Wind from the storm could be strong enough to blow shingles off roofs, uproot trees and cause power outages, the national weather agency said.

“We are still expecting damaging winds this afternoon and even into this evening,” Gerald Cheng, a meteorologist for Environment Canada said on Sunday.

“It’s just a matter of time before the winds get here. Already, it’s pretty gusty outside and it’s just going to keep increasing.”

A wind warning and blowing snow advisory for Toronto and surrounding regions remained in effect on Sunday afternoon.

“We are still expecting these impacts from this storm. The forecast is still valid at this point,” he added.

Some of those effects are already being experienced. 

As many as 5,000 people lost power in a small pocket in the Jane and Finch area shortly after 4 p.m., according to Toronto Hydro.
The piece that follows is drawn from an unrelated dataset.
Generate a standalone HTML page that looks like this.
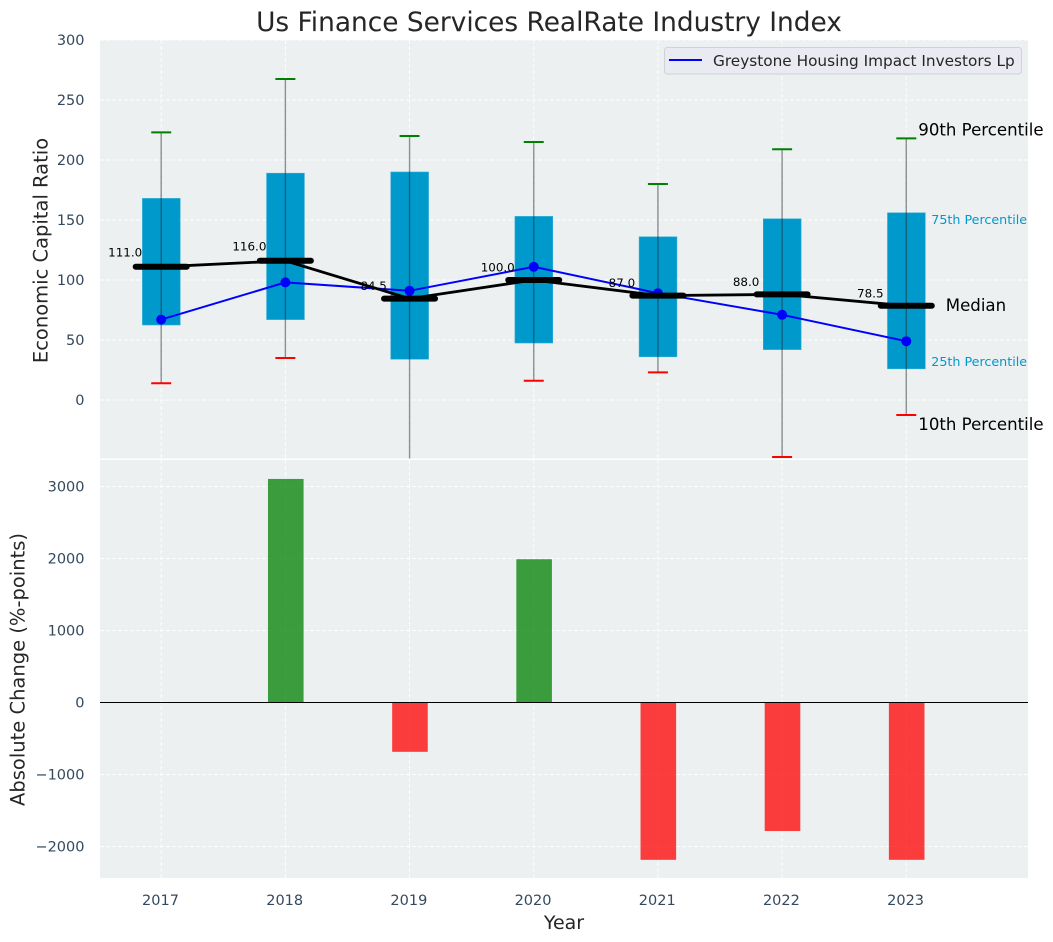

The utility said that crews are on site and they expect to restore electricity to those customers around 7:30 p.m.

Wind could toss loose objects

Eventually, gusts of 100 to 110 km/h are expected, with even stronger winds possible in areas near the shore of Lake Ontario.

“Loose objects may be tossed by the wind and cause injury or damage,” the federal weather agency said in the warning.
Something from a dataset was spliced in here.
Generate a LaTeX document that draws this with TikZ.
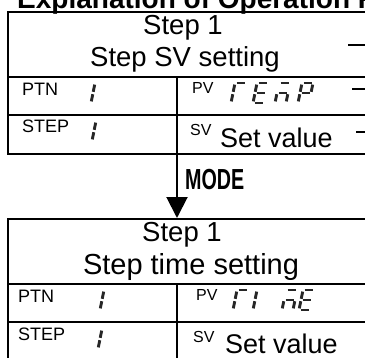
\documentclass[tikz,border=0pt]{standalone}
\usepackage{fontspec}
\usepackage{graphicx}
\setmainfont{Liberation Sans}
\usetikzlibrary{arrows.meta}
\def\gx{0}\def\gy{0}
\newcommand\gsl{0.2}
\newcommand\sga{\draw[segline] ({\gx+1.6+\gsl*20},{\gy-20}) -- ({\gx+9.8+\gsl*20},{\gy-20});}
\newcommand\sgb{\draw[segline] ({\gx+11+\gsl*18.4},{\gy-18.4}) -- ({\gx+11+\gsl*11.2},{\gy-11.2});}
\newcommand\sgc{\draw[segline] ({\gx+11+\gsl*8.8},{\gy-8.8}) -- ({\gx+11+\gsl*1.6},{\gy-1.6});}
\newcommand\sgd{\draw[segline] ({\gx+1.6},{\gy}) -- ({\gx+9.8},{\gy});}
\newcommand\sge{\draw[segline] ({\gx+\gsl*8.8},{\gy-8.8}) -- ({\gx+\gsl*1.6},{\gy-1.6});}
\newcommand\sgf{\draw[segline] ({\gx+\gsl*18.4},{\gy-18.4}) -- ({\gx+\gsl*11.2},{\gy-11.2});}
\newcommand\sgg{\draw[segline] ({\gx+1.6+\gsl*10},{\gy-10}) -- ({\gx+9.8+\gsl*10},{\gy-10});}
\newcommand\sevseg[3]{\def\gx{#1}\def\gy{#2}#3}
\begin{document}
\begin{tikzpicture}[x=1pt,y=-1pt,
  boxline/.style={line width=2.4pt},
  segline/.style={line width=2.9pt, draw=black!85, line cap=butt},
  lbl/.style={font=\fontsize{18}{18}\selectfont, anchor=base west, inner sep=0},
  sublbl/.style={font=\fontsize{16}{16}\selectfont, anchor=base west, inner sep=0},
  bigtxt/.style={font=\fontsize{27.5}{27.5}\selectfont, anchor=base, inner sep=0},
  valtxt/.style={font=\fontsize{27}{27}\selectfont, anchor=base west, inner sep=0},
  dashmark/.style={line width=1.6pt}]
\useasboundingbox (0,0) rectangle (365,357);
\clip (0,0) rectangle (365,357);
% heading
\node[anchor=base west, inner sep=0, font=\bfseries\fontsize{28}{28}\selectfont] (head) at (17,8) {Explanation of Operation Flow};
% boxes
\node[draw, boxline, anchor=north west, minimum width=420pt, minimum height=142pt, inner sep=0] (box1) at (7,11) {};
\node[draw, boxline, anchor=north west, minimum width=420pt, minimum height=144pt, inner sep=0] (box2) at (7,218) {};
\coordinate (div) at (177,0);
% box 1 rules
\draw[boxline] (7,77) -- (427,77);
\draw[boxline] (7,115) -- (427,115);
\draw[boxline] (div |- {(0,77)}) -- (box1.south -| div);
% box 2 rules
\draw[boxline] (7,284) -- (427,284);
\draw[boxline] (7,322) -- (427,322);
\draw[boxline] (div |- {(0,284)}) -- (box2.south -| div);
% arrow
\draw[line width=2pt, -{Triangle[width=21pt,length=21pt]}] (box1.south -| div) -- (box2.north -| div);
\node[anchor=base west, inner sep=0, font=\bfseries\fontsize{29}{29}\selectfont] (mode) at (185,189) {\scalebox{0.68}[1]{MODE}};
% box 1 texts
\node[bigtxt] (t1a) at (183,34) {Step 1};
\node[bigtxt] (t1b) at (185,66) {Step SV setting};
\node[lbl] (ptn1) at (22,95) {PTN};
\node[lbl] (step1) at (22,132) {STEP};
\node[sublbl] (pv1) at (192,93) {PV};
\node[sublbl] (sv1) at (190,135) {SV};
\node[valtxt] (val1) at (220,147) {Set value};
\sevseg{80}{103}{\sgb\sgc}
\sevseg{81}{141}{\sgb\sgc}
\sevseg{231}{103}{\sga\sge\sgf}
\sevseg{253}{103}{\sga\sgd\sge\sgf\sgg}
\sevseg{275}{103}{\sga\sgc\sge\sgg}
\sevseg{298}{103}{\sga\sgb\sge\sgf\sgg}
% box 2 texts
\node[bigtxt] (t2a) at (182,241) {Step 1};
\node[bigtxt, font=\fontsize{29}{29}\selectfont] (t2b) at (191,274) {Step time setting};
\node[lbl] (ptn2) at (18,302) {PTN};
\node[lbl] (step2) at (18,340) {STEP};
\node[sublbl] (pv2) at (196,300) {PV};
\node[sublbl] (sv2) at (193,342) {SV};
\node[valtxt] (val2) at (225,353) {Set value};
\sevseg{89}{310}{\sgb\sgc}
\sevseg{87}{349}{\sgb\sgc}
\sevseg{233}{310}{\sga\sge\sgf}
\sevseg{253}{310}{\sge\sgf}
\sevseg{282}{310}{\sga\sgc\sge\sgg}
\sevseg{299}{310}{\sga\sgd\sge\sgf\sgg}
% right-hand marks
\draw[dashmark] (348,45) -- (365,45);
\draw[dashmark] (352,89) -- (365,89);
\draw[dashmark] (356,132) -- (365,132);
\end{tikzpicture}
\end{document}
Environment Canada said the “damaging” winds are coming in the wake of an arctic cold front that is expected to pass over the GTA. 
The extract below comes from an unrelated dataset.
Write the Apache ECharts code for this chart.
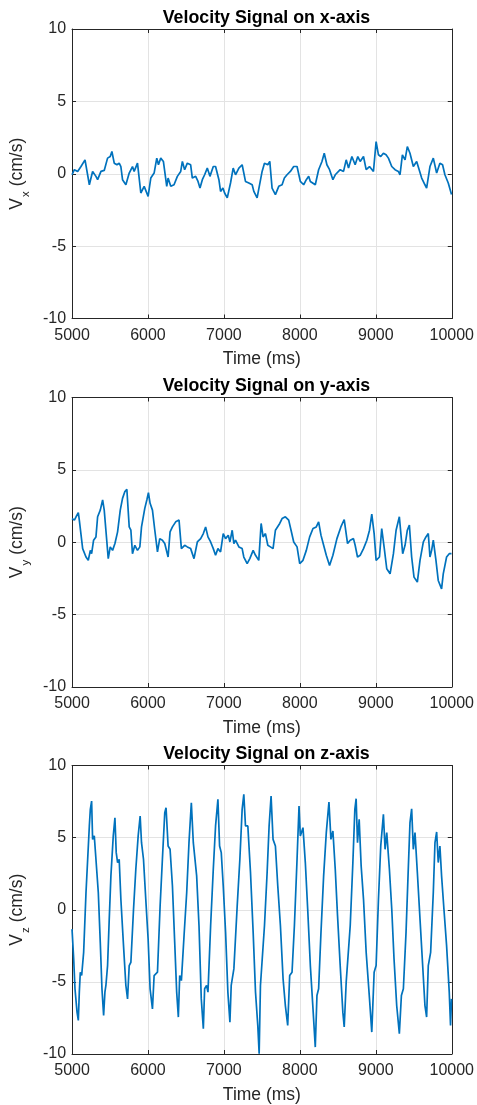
<!DOCTYPE html>
<html>
<head>
<meta charset="utf-8">
<script src="https://cdn.jsdelivr.net/npm/echarts@6/dist/echarts.min.js"></script>
<style>
html,body{margin:0;padding:0;background:#fff;}
#chart{width:477px;height:1105px;}
</style>
</head>
<body>
<div id="chart"></div>
<script>
// ---- data ----
var titles = ['Velocity Signal on x-axis', 'Velocity Signal on y-axis', 'Velocity Signal on z-axis'];
var axisSubs = ['x', 'y', 'z'];
var xLabel = 'Time (ms)';
var xTicks = [5000, 6000, 7000, 8000, 9000, 10000];
var yTicks = [-10, -5, 0, 5, 10];

var tX = [5000,5031,5074,5118,5140,5171,5197,5228,5271,5315,5337,5381,5424,5446,5468,5503,5525,5556,5591,5621,5643,5665,5709,5753,5796,5818,5862,5884,5906,5950,6002,6037,6081,6116,6138,6168,6203,6247,6265,6300,6343,6387,6431,6453,6483,6518,6562,6584,6628,6659,6685,6716,6746,6781,6816,6860,6890,6934,6956,6987,7009,7044,7087,7122,7153,7197,7240,7284,7328,7372,7394,7437,7459,7503,7534,7578,7604,7634,7678,7722,7766,7796,7831,7875,7919,7963,8006,8050,8085,8116,8138,8203,8247,8291,8321,8356,8391,8435,8466,8531,8575,8610,8641,8685,8728,8763,8794,8838,8873,8917,8969,9004,9035,9065,9100,9135,9166,9210,9253,9297,9319,9350,9385,9415,9450,9494,9538,9560,9604,9647,9669,9713,9757,9801,9844,9879,9910,9954,9997];
var vX = [-0.07,0.28,0.16,0.50,0.62,0.96,0.85,-0.76,0.16,-0.18,-0.41,0.16,0.23,0.28,1.08,1.19,1.54,0.73,0.62,0.73,0.50,-0.41,-0.76,0.05,0.50,0.16,0.73,0.62,-1.33,-0.87,-1.56,-0.30,0.05,1.08,0.62,1.08,0.85,-0.87,-0.30,-0.87,-0.76,-0.18,0.16,0.85,0.28,0.73,0.62,-0.30,-0.18,-0.53,-0.99,-0.41,-0.07,0.39,-0.18,0.50,0.50,-0.41,-1.22,-0.99,-1.33,-1.67,-0.64,0.39,-0.07,0.39,0.62,-0.53,-0.64,-0.76,-1.22,-1.67,-1.56,0.16,0.73,0.62,0.85,-0.99,-1.44,-0.87,-0.76,-0.30,-0.07,0.16,0.50,0.50,-0.53,-0.76,-0.41,-0.18,-0.53,-0.76,0.28,0.85,1.42,0.62,0.28,-0.41,-0.07,0.28,0.16,0.96,0.39,1.19,0.62,1.19,0.85,1.19,0.28,0.50,0.16,2.22,1.31,1.19,1.42,1.31,1.08,0.50,0.28,0.16,-0.07,1.31,0.96,1.88,1.42,0.50,0.85,0.73,-0.30,-0.76,-0.99,0.50,1.08,0.05,0.73,0.62,-0.07,-0.64,-1.44];

var tY = [5000,5031,5053,5083,5096,5118,5140,5162,5184,5214,5241,5258,5284,5315,5337,5372,5403,5424,5446,5477,5503,5534,5565,5600,5635,5665,5696,5722,5753,5775,5796,5827,5862,5893,5915,5941,5958,5985,6006,6028,6059,6090,6125,6155,6190,6221,6265,6291,6322,6365,6409,6440,6483,6518,6562,6606,6650,6694,6729,6759,6790,6825,6860,6890,6921,6956,6991,7022,7057,7079,7109,7131,7153,7197,7240,7262,7306,7341,7385,7416,7459,7490,7516,7547,7578,7612,7647,7678,7700,7735,7766,7809,7853,7884,7919,7963,7998,8041,8085,8129,8173,8216,8247,8278,8313,8348,8391,8435,8488,8540,8584,8628,8663,8706,8728,8759,8794,8838,8882,8917,8947,8978,9004,9048,9078,9109,9144,9188,9232,9267,9310,9354,9385,9415,9442,9472,9503,9547,9582,9626,9660,9691,9713,9735,9757,9792,9822,9866,9888,9932,9967,9997];
var vY = [1.64,1.53,1.76,2.04,1.53,1.41,-0.44,-0.32,-1.02,-1.25,-0.56,-0.79,0.14,0.37,1.76,2.22,2.92,2.22,0.83,-1.13,-0.32,-0.56,-0.09,0.72,2.22,3.03,3.50,3.66,1.06,0.83,-0.79,-0.21,-0.56,-0.32,1.06,1.06,2.34,2.92,3.43,2.69,2.22,0.83,-0.67,0.25,0.14,-0.09,-1.02,0.72,1.06,1.41,1.53,-0.44,-0.21,-0.32,-0.44,-1.13,0.02,0.25,0.60,1.06,0.37,0.02,-0.44,-0.90,-0.44,-0.67,0.60,0.25,0.49,0.02,0.83,-0.09,0.14,-0.32,-0.44,-1.02,-1.48,-1.13,-0.56,-0.90,-1.25,1.30,0.37,0.60,-0.21,-0.32,-0.44,0.83,0.72,1.30,1.64,1.76,1.53,0.83,0.02,-0.32,-1.48,-1.25,-0.56,0.37,0.95,1.06,1.41,0.49,-0.21,-0.90,-1.60,-0.90,0.25,1.06,1.57,-0.09,0.14,0.25,-0.21,-1.02,-0.90,-0.44,0.14,0.83,1.94,0.60,-1.25,-1.02,0.95,-0.32,-1.83,-2.18,-0.79,0.83,1.76,-0.79,-0.21,0.83,1.18,-1.02,-2.41,-2.75,-1.25,0.02,0.37,0.60,-1.02,-0.56,0.14,-1.25,-2.64,-3.22,-2.18,-1.02,-0.79,-0.79];

var tZ = [5000,5022,5039,5066,5083,5096,5109,5127,5153,5184,5206,5228,5241,5258,5271,5293,5315,5346,5372,5394,5416,5433,5446,5468,5490,5512,5543,5565,5582,5600,5621,5643,5678,5709,5731,5753,5775,5810,5840,5871,5897,5915,5941,5971,6002,6028,6059,6081,6125,6160,6190,6221,6238,6265,6291,6322,6352,6378,6400,6418,6440,6475,6510,6540,6571,6597,6615,6641,6672,6702,6729,6746,6772,6790,6825,6860,6890,6921,6943,6965,6991,7022,7052,7079,7096,7131,7175,7210,7240,7262,7284,7315,7350,7385,7416,7446,7464,7481,7503,7534,7569,7595,7621,7647,7678,7709,7744,7779,7809,7840,7866,7897,7928,7963,7989,8006,8041,8072,8103,8138,8173,8203,8225,8247,8278,8313,8348,8383,8409,8435,8466,8496,8531,8566,8584,8610,8628,8663,8698,8724,8741,8759,8781,8807,8838,8873,8917,8947,8978,9004,9035,9065,9100,9122,9144,9179,9210,9240,9275,9310,9337,9363,9398,9429,9450,9472,9494,9516,9547,9582,9617,9647,9669,9691,9722,9757,9779,9801,9822,9844,9866,9897,9932,9967,9984,9997];
var vZ = [-1.34,-3.41,-5.48,-7.10,-7.67,-5.71,-4.33,-4.56,-2.95,1.20,3.50,5.81,6.96,7.53,4.88,5.12,3.50,1.20,-2.26,-5.48,-7.33,-5.71,-5.25,-3.87,-0.65,2.35,5.12,6.38,3.96,3.27,3.50,0.74,-2.49,-5.25,-6.18,-3.87,-3.64,0.05,2.81,5.12,6.50,4.65,3.50,0.74,-2.03,-5.48,-6.87,-4.56,-4.33,0.28,3.50,6.73,7.07,4.42,4.19,1.66,-2.26,-5.71,-7.44,-4.56,-4.91,-1.80,1.20,4.65,7.42,4.65,4.77,2.35,-1.11,-6.18,-8.25,-5.48,-5.25,-5.71,-1.11,2.81,5.81,7.65,4.42,3.96,1.66,-1.57,-5.71,-7.79,-5.25,-4.10,0.28,3.50,6.96,8.00,5.81,5.81,2.58,-1.57,-5.71,-8.02,-9.98,-5.25,-5.25,-1.11,2.58,5.81,7.88,4.88,4.42,1.66,-1.11,-4.79,-6.64,-8.02,-4.56,-4.33,-1.11,3.50,7.19,5.12,5.69,3.27,0.05,-3.87,-6.87,-9.52,-5.94,-5.48,-1.57,2.35,5.35,7.47,4.88,5.46,2.81,-0.41,-3.87,-7.10,-8.13,-5.02,-5.02,-1.11,3.27,6.96,7.70,4.65,6.27,3.04,0.74,-2.95,-6.18,-8.48,-4.33,-3.87,0.74,4.42,6.61,4.19,5.35,2.81,0.05,-3.41,-6.64,-8.59,-5.94,-5.48,-1.57,3.04,6.04,7.00,4.19,5.35,2.58,-0.65,-3.87,-6.64,-7.44,-3.87,-2.95,1.20,4.65,5.39,3.27,4.42,2.35,0.05,-2.49,-5.71,-8.02,-6.18];

// ---- chart ----
var FONT = "'Liberation Sans', Arial, Helvetica, sans-serif";
var TXT = '#262626';
var LINE = '#0072BD';
var gridTops = [29, 397.5, 765.5];
var GL = 71, GW = 381, GH = 289.5;

function pairs(t, v) { return t.map(function (x, i) { return [x, v[i]]; }); }
var seriesData = [pairs(tX, vX), pairs(tY, vY), pairs(tZ, vZ)];
function plain(v) { return String(v); }

var grid = [], xAxis = [], yAxis = [], series = [], title = [];
for (var k = 0; k < 3; k++) {
  grid.push({ left: GL, top: gridTops[k], width: GW, height: GH, containLabel: false });
  title.push({
    text: titles[k], left: GL + GW / 2, top: gridTops[k] - 25, textAlign: 'center',
    textStyle: { fontFamily: FONT, fontSize: 17.8, fontWeight: 'bold', color: '#000' }
  });
  var common = {
    type: 'value', gridIndex: k,
    axisLine: { show: true, onZero: false, lineStyle: { color: TXT, width: 1 } },
    axisTick: { show: true, inside: true, length: 4, lineStyle: { color: TXT } }
  };
  xAxis.push(Object.assign({}, common, {
    position: 'bottom', min: xTicks[0], max: xTicks[xTicks.length - 1], interval: 1000,
    name: xLabel, nameLocation: 'middle', nameGap: 32,
    nameTextStyle: { fontFamily: FONT, fontSize: 17.5, color: TXT },
    axisLabel: { fontFamily: FONT, fontSize: 16, color: TXT, margin: 9, formatter: plain },
    splitLine: { show: true, lineStyle: { color: '#e3e3e3', width: 1 } }
  }));
  xAxis.push(Object.assign({}, common, {
    position: 'top', min: xTicks[0], max: xTicks[xTicks.length - 1], interval: 1000,
    axisLabel: { show: false }, splitLine: { show: false }
  }));
  yAxis.push(Object.assign({}, common, {
    position: 'left', min: yTicks[0], max: yTicks[yTicks.length - 1], interval: 5,
    name: '{v|V}{g| }{s|' + axisSubs[k] + '}{v| (cm/s)}', nameLocation: 'middle', nameGap: 33, nameRotate: 90,
    nameTextStyle: {
      fontFamily: FONT, color: TXT,
      rich: {
        v: { fontFamily: FONT, fontSize: 17.5, color: TXT, lineHeight: 30 },
        g: { fontFamily: FONT, fontSize: 4, lineHeight: 30 },
        s: { fontFamily: FONT, fontSize: 11.5, color: TXT, lineHeight: 8, verticalAlign: 'bottom' }
      }
    },
    axisLabel: { fontFamily: FONT, fontSize: 16, color: TXT, margin: 6, formatter: plain },
    splitLine: { show: true, lineStyle: { color: '#e3e3e3', width: 1 } }
  }));
  yAxis.push(Object.assign({}, common, {
    position: 'right', min: yTicks[0], max: yTicks[yTicks.length - 1], interval: 5,
    axisLabel: { show: false }, splitLine: { show: false }
  }));
  series.push({
    type: 'line', xAxisIndex: 2 * k, yAxisIndex: 2 * k, data: seriesData[k],
    showSymbol: false, symbol: 'none', smooth: false, clip: true,
    lineStyle: { color: LINE, width: 1.7 }, animation: false
  });
}

var chart = echarts.init(document.getElementById('chart'), null, { renderer: 'canvas' });
chart.setOption({
  backgroundColor: '#ffffff',
  animation: false,
  title: title, grid: grid, xAxis: xAxis, yAxis: yAxis, series: series
});
</script>
</body>
</html>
Extremely strong winds downed trees and hydro wires throughout the Niagara area on Sunday. (Andrew Collins/CBC)

Winds are expected to continue through the evening and diminish overnight.

Motorists are being told to adjust plans accordingly if road conditions change due to the high winds.

The Niagara region, Prince Edward County and areas close to the northern shores of the Great Lakes are expected to be hardest hit by high winds.

Hydro One says about 27,000 people across Ontario are currently without power, with the most widespread outages concentrated around the Niagara and Hamilton areas. 

Firefighters believe wind contributed to the partial collapse of a brick wall in Welland. (Andrew Collins/CBC)

Poor visibility, blowing snow

Cheng said Environment Canada regularly reviews its forecasts and would certainly do so if the windstorm were to bypass Toronto.

“Rest assured, after every event, we do verification and we try to see if we did a good job. And if not, we always do case studies to improve our performance the next time.”

He said the winds are currently within wind warning criteria. “For us to issue a wind warning, we issue them when we foresee gusts of 90 km/hr or higher. Even 80 km/hr is enough to cause damage,” he said.

Poor visibility due to blowing snow, meanwhile, is expected on Sunday afternoon into evening.

The forecast calls for flurries and strong westerly winds, with gusts of 70 to 100 km/h. 

Travel could be hazardous

Because of the possible whiteout conditions, travel could be hazardous and visibility reduced to near zero suddenly.

Travellers are urged to check with airlines for the status of their flights before heading to either Toronto’s Pearson International Airport or Billy Bishop Toronto City Airport.

Both airports said early Sunday that weather conditions could affect operations.

The TTC, meanwhile, said trains will run at slower speeds in open areas of the subway.

Conditions are expected to improve early Monday.